In many ways, though, he was the greatest of all nineteenth-century men. Think about his competition for even a moment or two. Of the five most influential thinkers of the western world in the nineteenth century—Charles Darwin, Karl Marx, Herbert Spencer, Sigmund Freud, and Nietzsche—he was the most interesting, the most-well rounded, and the one with the most depth.
Certainly, some of the greatest thinkers of the twentieth century—such as Paul Elmer More, Eric Voegelin, and Henri de Lubac—respected and feared the ideas of Nietzsche, recognizing their significance for the modern and post-modern world.
For better or worse, he will continue to influence cultures, individuals, and peoples for centuries to come, in ways the other important thinkers of the nineteenth century probably will not. The entire modern and post-modern obsession with power comes from Nietzsche, whether those who espouse theories of power (in terms of race, class, or gender) realize this or not.

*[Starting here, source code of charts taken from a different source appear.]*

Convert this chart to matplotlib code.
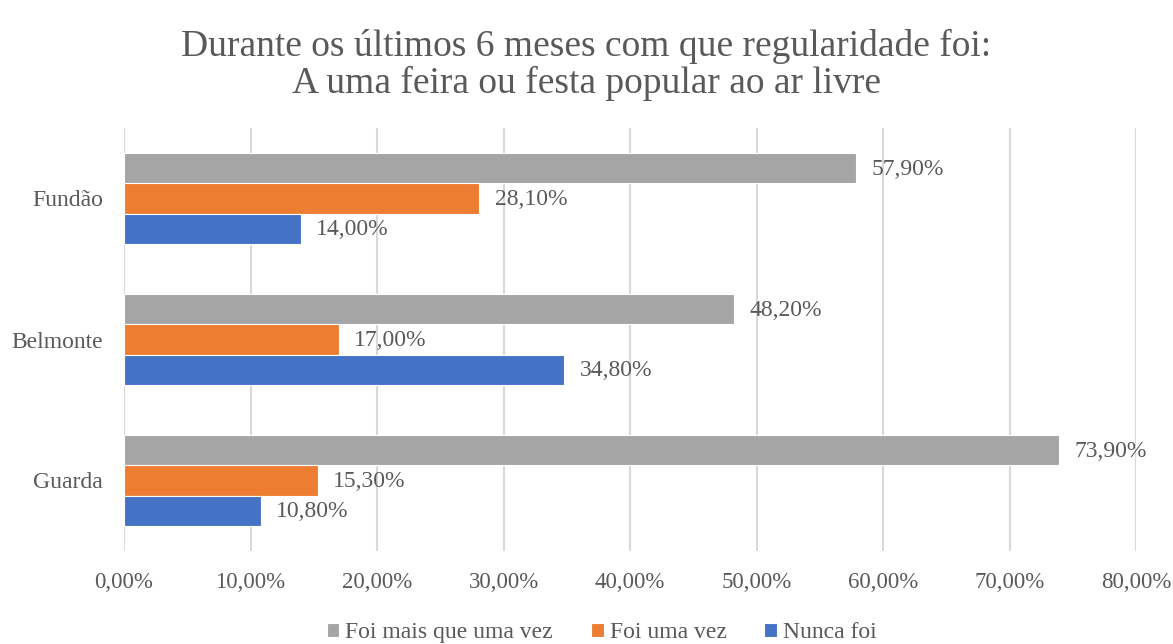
import matplotlib.pyplot as plt
import numpy as np

plt.rcParams['font.family'] = ['Liberation Serif', 'DejaVu Serif']

# categories listed bottom -> top as drawn
categories = ['Guarda', 'Belmonte', 'Fundão']
series_names = ['Foi mais que uma vez', 'Foi uma vez', 'Nunca foi']
mais_que_uma = [73.9, 48.2, 57.9]
uma_vez = [15.3, 17.0, 28.1]
nunca = [10.8, 34.8, 14.0]
xticks = [0, 10, 20, 30, 40, 50, 60, 70, 80]

colors = ['#A5A5A5', '#ED7D31', '#4472C4']
txt = '#595959'

fig = plt.figure(figsize=(11.73, 6.44), dpi=100)
ax = fig.add_axes([124 / 1173, 1 - 551 / 644, (1136 - 124) / 1173, (551 - 128) / 644])

y = np.arange(len(categories))
h = 0.213
offsets = [h, 0, -h]
for vals, off, col, name in zip([mais_que_uma, uma_vez, nunca], offsets, colors, series_names):
    bars = ax.barh(y + off, vals, height=h, color=col, edgecolor='white', linewidth=0.8,
                   label=name, zorder=3)
    for b, v in zip(bars, vals):
        ax.annotate(f'{v:.2f}%'.replace('.', ','), (v, b.get_y() + b.get_height() / 2),
                    xytext=(11, -1), textcoords='offset points', va='center', ha='left',
                    fontsize=17, color=txt)

ax.set_xlim(0, 80)
ax.set_ylim(-0.5, 2.5)
ax.set_xticks(xticks)
ax.set_xticklabels([f'{t:.2f}%'.replace('.', ',') for t in xticks], fontsize=16.5, color=txt)
ax.set_yticks(y)
ax.set_yticklabels(categories, fontsize=17, color=txt)
ax.tick_params(axis='x', length=0, pad=15)
ax.tick_params(axis='y', length=0, pad=15)
ax.grid(axis='x', color='#D9D9D9', linewidth=1.5, zorder=0)
for s in ax.spines.values():
    s.set_visible(False)

fig.suptitle('Durante os últimos 6 meses com que regularidade foi:\nA uma feira ou festa popular ao ar livre',
             fontsize=27, color=txt, y=0.955, linespacing=1.05)

fig.legend(loc='lower center', bbox_to_anchor=(0.513, -0.032), ncol=3, frameon=False,
           fontsize=17, handlelength=0.55, handleheight=0.55, handletextpad=0.25,
           columnspacing=1.6, labelcolor=txt)

fig.savefig('out.png', dpi=100)
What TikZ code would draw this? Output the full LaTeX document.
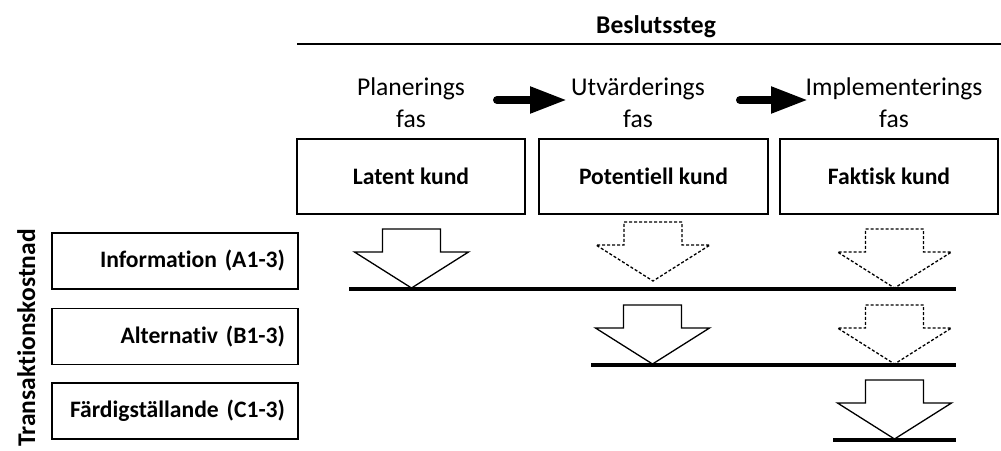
\documentclass[tikz,border=0pt]{standalone}
\usepackage{fontspec}
\setmainfont{Carlito}[Ligatures={NoCommon}]
\usetikzlibrary{arrows.meta}
\begin{document}
\begin{tikzpicture}[x=1pt,y=-1pt,
  boxb/.style={draw, line width=1.3pt, minimum width=228pt, minimum height=75pt, inner sep=0pt,
    font=\bfseries\fontsize{23.6}{26}\selectfont},
  rowbox/.style={draw, line width=1.3pt, minimum height=56pt, text width=220pt, inner xsep=13pt,
    inner ysep=0pt, align=right, font=\bfseries\fontsize{23.6}{26}\selectfont},
  phase/.style={font=\fontsize{25.6}{32}\selectfont, inner sep=0pt},
  flow/.style={line width=8pt, line cap=round, -{Triangle[length=37pt,width=25pt]}},
  costline/.style={line width=3.6pt},
  barrow/.style={draw, line width=1.3pt, fill=white, line join=miter},
  darrow/.style={barrow, dash pattern=on 3pt off 2pt}
]
\useasboundingbox (0,0) rectangle (1001,450);

% title
\node[font=\bfseries\fontsize{25.5}{30}\selectfont, anchor=base, inner sep=0pt] (title) at (656,33) {Beslutssteg};
\draw[line width=1.2pt] (297,44) -- (1001,44);

% phase labels
\node[phase, anchor=base] (plan) at (411,95) {Planerings};
\node[phase, anchor=base] (planf) at (411,127) {fas};
\node[phase, anchor=base] (utv) at (638,95) {Utvärderings};
\node[phase, anchor=base] (utvf) at (638,127) {fas};
\node[phase, anchor=base] (impl) at (894,95) {Implementerings};
\node[phase, anchor=base] (implf) at (894,127) {fas};

\coordinate (a1s) at (497,100);
\coordinate (a1e) at (567,100);
\coordinate (a2s) at (740,100);
\coordinate (a2e) at (808,100);
\draw[flow] (a1s) -- (a1e);
\draw[flow] (a2s) -- (a2e);

% customer boxes
\node[boxb] (latent) at (411,176.5) {Latent kund};
\node[boxb, minimum width=229pt] (pot) at (653.5,176.5) {Potentiell kund};
\node[boxb, minimum width=218pt] (fakt) at (889,176.5) {Faktisk kund};

% cost boxes
\node[rowbox] (info) at (175,261) {Information (A1-3)};
\node[rowbox] (alt) at (175,336.5) {Alternativ (B1-3)};
\node[rowbox] (fard) at (175,411) {Färdigställande (C1-3)};

\node[rotate=90, font=\bfseries\fontsize{25.5}{30}\selectfont, anchor=base, inner sep=0pt] (tk) at (35,338) {Transaktionskostnad};

% cost lines
\coordinate (l1a) at (349,289); \coordinate (l1b) at (956,289);
\coordinate (l2a) at (591,365); \coordinate (l2b) at (956,365);
\coordinate (l3a) at (833,440); \coordinate (l3b) at (956,440);

% block arrows: center x, top y
\newcommand{\blockarr}[3]{%
  \draw[#1] (#2-29,#3) -- (#2+29,#3) -- (#2+29,#3+23) -- (#2+57,#3+23) -- (#2,#3+59) -- (#2-57,#3+23) -- (#2-29,#3+23) -- cycle;}
\blockarr{barrow}{411.5}{229}
\blockarr{darrow}{653}{222}
\blockarr{darrow}{894.5}{229}
\blockarr{barrow}{652.5}{305}
\blockarr{darrow}{894.5}{305}
\blockarr{barrow}{894.5}{380}

\draw[costline] (l1a) -- (l1b);
\draw[costline] (l2a) -- (l2b);
\draw[costline] (l3a) -- (l3b);
\end{tikzpicture}
\end{document}
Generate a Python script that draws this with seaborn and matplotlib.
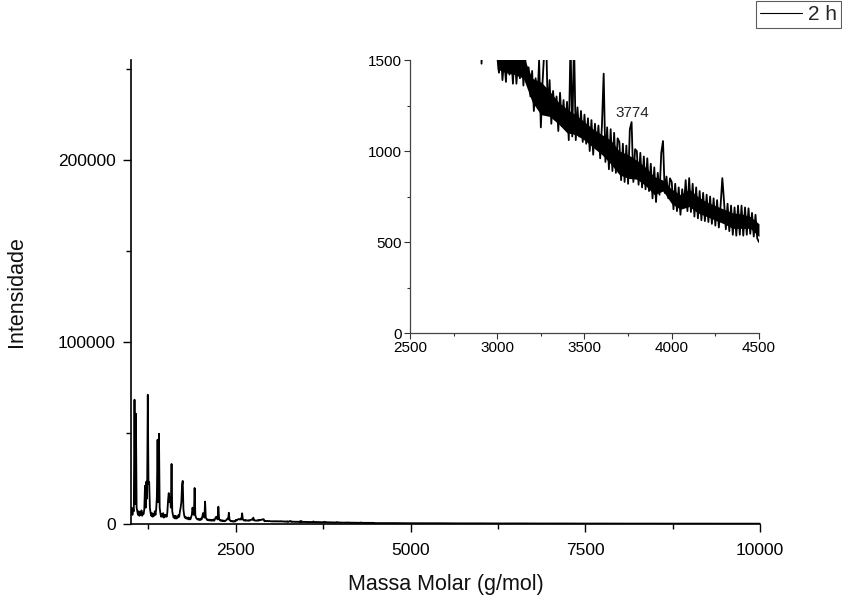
import numpy as np
import pandas as pd
import matplotlib
matplotlib.use("Agg")
import matplotlib.pyplot as plt
import seaborn as sns

# --- Spectrum values ---
# low-mass part, 1000-2890 g/mol every 10 g/mol (peaks included)
low_mass = list(range(1000, 2900, 10))
low_int = [
    6000, 9000, 5000, 8000, 7000, 68300, 11000, 60600, 9000, 7000,
    5000, 7000, 4500, 6500, 5000, 7500, 4500, 6000, 5500, 8000,
    21000, 9000, 23300, 14000, 71000, 22000, 23000, 9000, 6000, 4500,
    6000, 4000, 5500, 4500, 7000, 5000, 8000, 15000, 46300, 12000,
    49600, 9000, 6000, 4000, 5500, 4000, 6000, 3500, 5000, 4000,
    5000, 4000, 6500, 13000, 17000, 12000, 15000, 9000, 33000, 7000,
    5000, 3500, 4500, 3000, 4500, 3000, 4000, 3500, 5000, 4000,
    7000, 9000, 12000, 21500, 23700, 8000, 5000, 3500, 4000, 3000,
    3500, 2800, 3600, 2500, 3200, 2600, 3800, 5000, 9000, 6000,
    5000, 19800, 5000, 3500, 3000, 2500, 2800, 2300, 2700, 2200,
    3000, 2500, 4000, 6000, 5000, 3500, 12300, 3500, 2800, 2200,
    2500, 2000, 2400, 1900, 2300, 1800, 2200, 1900, 2500, 1800,
    2500, 3500, 4000, 3000, 2500, 9500, 3000, 2200, 1800, 2100,
    1700, 2000, 1600, 1900, 1500, 1800, 2000, 2500, 3000, 2500,
    6200, 2500, 1800, 1500, 1700, 1400, 1600, 1300, 1500, 1400,
    2300, 1900, 2200, 2500, 2800, 2600, 2400, 3000, 2500, 5900,
    2600, 2100, 1900, 2200, 1800, 2100, 1900, 2000, 1800, 2100,
    1900, 2200, 2400, 2600, 2300, 3500, 2100, 1900, 2000, 1800,
    1900, 2100, 1800, 2200, 2000, 2300, 2200, 2500, 2400, 2600,
]

# zoomed part, 2900-4500 g/mol every 10 g/mol
mid_mass = list(range(2900, 4510, 10))
mid_int = [
    2600, 1480, 1700, 1650, 1580, 1720, 1600, 1560, 1680, 1540,
    1520, 1430, 1560, 1390, 1510, 1380, 1600, 1420, 1530, 1370,
    1560, 1370, 1500, 1400, 1580, 1360, 1520, 1380, 1460, 1300,
    1440, 1220, 1400, 1260, 1500, 1130, 1380, 1560, 1650, 1200,
    1390, 1150, 1330, 1190, 1300, 1110, 1320, 1140, 1280, 1120,
    1270, 1060, 1600, 1080, 1620, 1060, 1240, 1080, 1220, 1050,
    1200, 1040, 1180, 1000, 1170, 980, 1150, 1010, 1140, 960,
    1140, 1425, 940, 1130, 900, 1120, 890, 1100, 880, 1070,
    1050, 840, 1040, 830, 1030, 820, 1120, 1159, 830, 1010,
    1000, 815, 990, 800, 970, 790, 960, 780, 930, 740,
    910, 720, 880, 760, 990, 1055, 770, 860, 740, 850,
    830, 680, 820, 670, 800, 650, 790, 700, 840, 670,
    851, 665, 820, 640, 800, 630, 780, 620, 770, 615,
    760, 610, 750, 600, 740, 590, 730, 580, 700, 851,
    720, 570, 710, 560, 700, 540, 690, 535, 700, 540,
    700, 535, 690, 540, 685, 545, 660, 530, 650, 520,
    500,
]

# high-mass tail, 4600-10000 g/mol every 100 g/mol
tail_mass = list(range(4600, 10100, 100))
tail_int = [
    520, 480, 500, 450, 470, 430, 440, 400, 420, 380,
    400, 360, 380, 340, 360, 330, 350, 310, 330, 300,
    320, 290, 300, 280, 300, 270, 290, 260, 280, 250,
    270, 250, 260, 240, 260, 230, 250, 230, 240, 220,
    240, 220, 230, 210, 230, 210, 220, 200, 220, 200,
    210, 200, 210, 190, 200,
]

# dense core of the noise band in the zoomed view (read every 50 g/mol)
band_mass = list(range(3000, 4550, 50))
band_top = [
    1560, 1560, 1540, 1520, 1400, 1380, 1330, 1270, 1230, 1200,
    1160, 1120, 1090, 1060, 1000, 980, 950, 910, 860, 840,
    790, 760, 790, 750, 720, 700, 680, 660, 655, 640, 600,
]
band_bottom = [
    1450, 1430, 1420, 1400, 1270, 1200, 1190, 1150, 1100, 1090,
    1060, 1020, 980, 930, 870, 850, 845, 810, 760, 780,
    710, 680, 695, 660, 640, 620, 600, 575, 575, 575, 530,
]

main_xticks = [2500, 5000, 7500, 10000]
main_yticks = [0, 100000, 200000]
inset_xticks = [2500, 3000, 3500, 4000, 4500]
inset_yticks = [0, 500, 1000, 1500]
peak_label = "3774"
peak_label_pos = (3774, 1210)

df = pd.DataFrame({
    "mass": low_mass + mid_mass + tail_mass,
    "intensity": low_int + mid_int + tail_int,
})

sns.set_theme(style="ticks")
plt.rcParams["font.family"] = ["Liberation Sans", "DejaVu Sans"]

fig = plt.figure(figsize=(8.42, 6.01), dpi=100)
ax = fig.add_axes([0.1556, 0.1281, 0.7470, 0.7721])

sns.lineplot(data=df, x="mass", y="intensity", ax=ax, color="black",
             lw=1.3, estimator=None, sort=False, label="2 h")

ax.set_xlim(1000, 10000)
ax.set_ylim(0, 255000)
ax.set_xticks(main_xticks)
ax.set_xticks([1250, 3750, 6250, 8750], minor=True)
ax.set_yticks(main_yticks)
ax.set_yticks([50000, 150000, 250000], minor=True)
ax.set_xticklabels([str(t) for t in main_xticks])
ax.set_yticklabels([str(t) for t in main_yticks])
ax.tick_params(axis="both", which="major", direction="out", length=6,
               width=1.0, labelsize=12.5, colors="black", pad=5)
ax.tick_params(axis="x", which="major", pad=8)
ax.tick_params(axis="both", which="minor", direction="out", length=3.3,
               width=1.0, colors="black")
for side in ["top", "right"]:
    ax.spines[side].set_visible(False)
for side in ["left", "bottom"]:
    ax.spines[side].set_linewidth(1.2)
    ax.spines[side].set_color("black")
ax.set_xlabel("Massa Molar (g/mol)", fontsize=15.5, labelpad=11, color="#111111")
ax.set_ylabel("Intensidade", fontsize=15.5, labelpad=22, color="#111111")

leg = ax.legend(loc="upper right", bbox_to_anchor=(841 / 842, 600 / 601),
                bbox_transform=fig.transFigure, fontsize=15, frameon=True,
                fancybox=False, handlelength=2.0, handletextpad=0.3,
                borderpad=0.2, borderaxespad=0.0)
leg.get_frame().set_edgecolor("#333333")
leg.get_frame().set_linewidth(0.8)
for line in leg.get_lines():
    line.set_linewidth(0.8)

# --- inset ---
ax_in = fig.add_axes([0.4869, 0.4459, 0.4145, 0.4542])
ax_in.fill_between(band_mass, band_bottom, band_top, color="black", lw=0)
sns.lineplot(data=df, x="mass", y="intensity", ax=ax_in, color="black",
             lw=1.3, estimator=None, sort=False, legend=False)
ax_in.set_xlim(2500, 4500)
ax_in.set_ylim(0, 1500)
ax_in.set_xticks(inset_xticks)
ax_in.set_xticks([2750, 3250, 3750, 4250], minor=True)
ax_in.set_yticks(inset_yticks)
ax_in.set_yticks([250, 750, 1250], minor=True)
ax_in.tick_params(axis="both", which="major", direction="out", length=4,
                  width=0.8, labelsize=11, colors="#333333", pad=2)
ax_in.tick_params(axis="both", which="minor", direction="out", length=2.5,
                  width=0.8, colors="#333333")
for lab in ax_in.get_xticklabels() + ax_in.get_yticklabels():
    lab.set_color("black")
for side in ["top", "right"]:
    ax_in.spines[side].set_visible(False)
for side in ["left", "bottom"]:
    ax_in.spines[side].set_linewidth(0.9)
    ax_in.spines[side].set_color("#444444")
ax_in.set_xlabel("")
ax_in.set_ylabel("")
ax_in.patch.set_alpha(0.0)
ax_in.text(peak_label_pos[0], peak_label_pos[1], peak_label, fontsize=11,
           ha="center", va="center", color="#222222")

fig.savefig("out.png", dpi=100)
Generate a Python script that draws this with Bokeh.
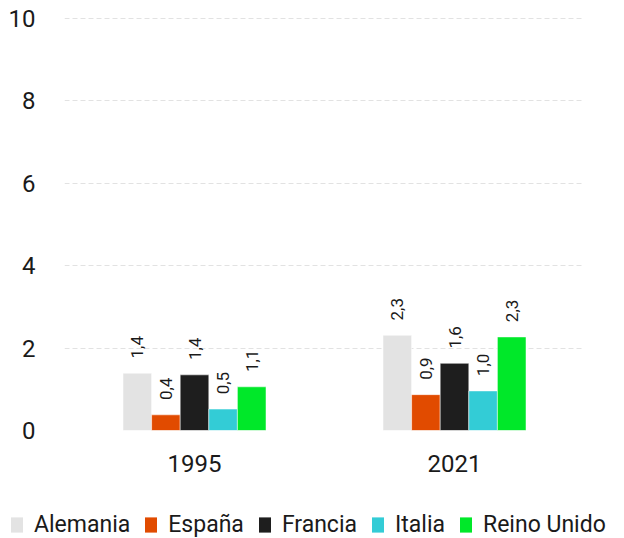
import math
from bokeh.plotting import figure
from bokeh.layouts import column
from bokeh.models import ColumnDataSource, FactorRange, Range1d, FixedTicker
from bokeh.transform import dodge
from bokeh.embed import file_html
from bokeh.resources import INLINE

years = ["1995", "2021"]
countries = ["Alemania", "España", "Francia", "Italia", "Reino Unido"]
alemania = [1.39, 2.31]
espana = [0.38, 0.87]
francia = [1.35, 1.63]
italia = [0.52, 0.96]
reino_unido = [1.06, 2.27]
colors = ["#e3e3e3", "#e14b00", "#1e1e1e", "#33ccd6", "#00e829"]
y_ticks = [0, 2, 4, 6, 8, 10]

series = [alemania, espana, francia, italia, reino_unido]

p = figure(width=615, height=486, x_range=FactorRange(factors=years, range_padding=0),
           y_range=Range1d(0, 10.02), output_backend="svg", toolbar_location=None,
           min_border_left=64, min_border_right=31, min_border_top=17, min_border_bottom=56)
p.outline_line_color = None
p.frame_align = False

# legend strip (separate figure so the legend may span the full width)
pl = figure(width=615, height=52, output_backend="svg", toolbar_location=None,
            x_axis_location=None, y_axis_location=None, min_border=0,
            x_range=FactorRange(factors=years), y_range=Range1d(10, 20))
pl.outline_line_color = None
pl.grid.grid_line_color = None
pl.frame_align = False

bar_w = 0.11
for i, (name, vals, col) in enumerate(zip(countries, series, colors)):
    src = ColumnDataSource(dict(year=years, value=vals,
                                label=[f"{v:.1f}".replace(".", ",") for v in vals]))
    off = (i - 2) * bar_w
    p.vbar(x=dodge("year", off, range=p.x_range), top="value", width=bar_w, source=src,
           fill_color=col, line_color="white", line_width=0.5)
    p.text(x=dodge("year", off, range=p.x_range), y="value", text="label", source=src,
           angle=math.pi / 2, text_align="center", text_baseline="middle", y_offset=-26,
           text_font_size="17px", text_font={"value": "Roboto"}, text_color="#1a1a1a")
    # same bars in the strip, outside its visible range: only used for legend swatches
    pl.vbar(x="year", top="value", width=bar_w, source=src, fill_color=col,
            line_color=None, legend_label=name)

p.xgrid.grid_line_color = None
p.ygrid.grid_line_color = "#e2e2e2"
p.ygrid.grid_line_dash = "5 3"
p.ygrid.grid_line_width = 1
p.yaxis.ticker = FixedTicker(ticks=y_ticks)

for ax in (p.xaxis, p.yaxis):
    ax.axis_line_color = None
    ax.major_tick_line_color = None
    ax.minor_tick_line_color = None
    ax.major_label_text_font = "Roboto"
    ax.major_label_text_font_size = "24px"
    ax.major_label_text_color = "#1a1a1a"
p.yaxis.major_label_standoff = 23
p.xaxis.major_label_standoff = 18

lg = pl.legend[0]
lg.orientation = "horizontal"
lg.location = (9, 0)
lg.glyph_width = 15
lg.glyph_height = 19
lg.label_standoff = 10
lg.spacing = 13
lg.padding = 0
lg.margin = 0
lg.border_line_color = None
lg.background_fill_alpha = 0
lg.label_text_font = "Roboto"
lg.label_text_font_size = "23px"
lg.label_text_color = "#1a1a1a"

layout = column(p, pl, spacing=0)
open("out.html", "w").write(file_html(layout, INLINE))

For the purposes of this essay, here are three of Nietzsche’s most important ideas:
First, the mad philosopher claimed that all modern drama in western civilization stemmed from the conflict found in the mythology of Apollo (order) and Dionysius (chaos):
We shall have gained much for the science of aesthetics where we have succeeded in perceiving directly, and not only through logical reasoning, that art derives its continuous development from the duality of the Apolline and Dionysiac; just as the reproduction of species depends on the duality of the sexes, with its constant conflicts and only periodically intervening reconciliations. These terms are borrowed from the Greeks, who revealed the profound mysteries of their artistic doctrines to the discerning mind, not in concepts but in the vividly clear forms of their deities. To the two gods of art, Apollo and Dionysus, we owe our recognition that in the Greek world there is a tremendous opposition, as regards both origins and aims, between the Apollo arts of the sculptor and the non-visual Dionysius art of music. These two very different tendencies walk side-by-side, usually in violent opposition to one another, inciting one another to ever more powerful births, perpetuating the struggle of the opposition only apparently bridged by the word “art”; until, finally, by a metaphysical miracle of the Hellenic “will,” the two seem to be coupled [Source: Nietzsche’s The Birth of Tragedy].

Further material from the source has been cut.